Now $\mathcal{M}$ is a Choquet simplex, and hence connected. The geometry of its extreme points is a little more subtle. These extreme points are precisely the ergodic measures. Let $\mathcal{M}^e$ denote the collection of ergodic measures in $\mathcal{M}$. Note that $\mathcal{M}^e$ has some nice properties; for instance, there is a natural embedding from the space of Hölder continuous functions into $\mathcal{M}^e$ that takes $\phi$ to its unique equilibrium state $\mu_\phi$. The image of the embedding is the collection of Gibbs measures (for Hölder potentials).

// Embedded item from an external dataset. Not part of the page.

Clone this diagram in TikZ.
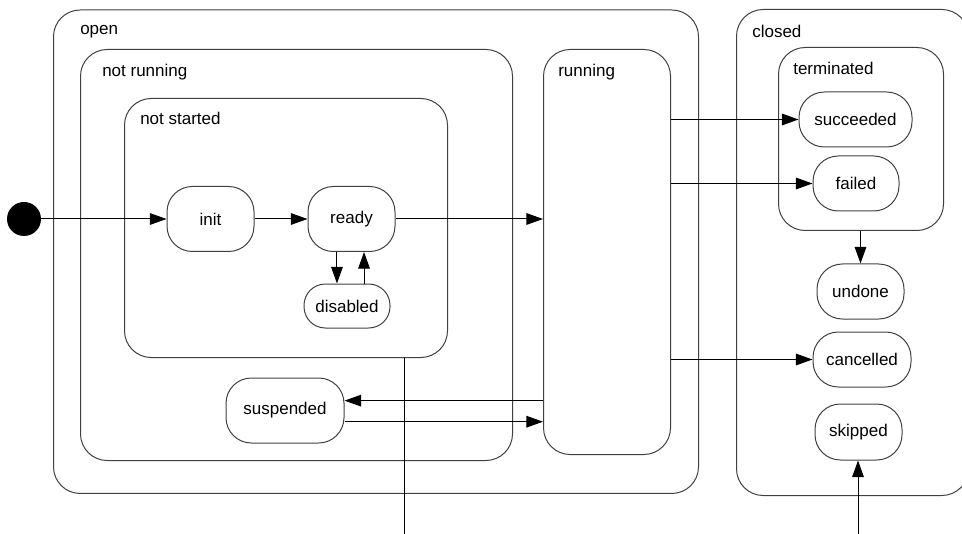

Of course, there are many ergodic measures that do not arise as equilibrium states of Hölder continuous functions, and so I wonder which nice properties of the collection of Gibbs measures extend to $\mathcal{M}^e$. In particular: Is $\mathcal{M}^e$ connected? Path connected? I expect that it is, and that moreover this should happen whenever $X$ is a compact metric space and $f\colon X\to X$ is a continuous map satisfying the specification property, but I don't know a reference and don't yet see how to approach a proof.
Best Answer
Hi Vaughn,
It is an old result of Karl Sigmund that the space of ergodic measures of a subshift of finite type is path connected in weak* topology. The proof is very neat and takes only a page or so. Here is the paper:
Sigmund, Karl "On the connectedness of ergodic systems." Manuscripta Math. 22 (1977), no. 1, 27–32.
I don't know about generalizations. Sigmund's proof does not generalize directly.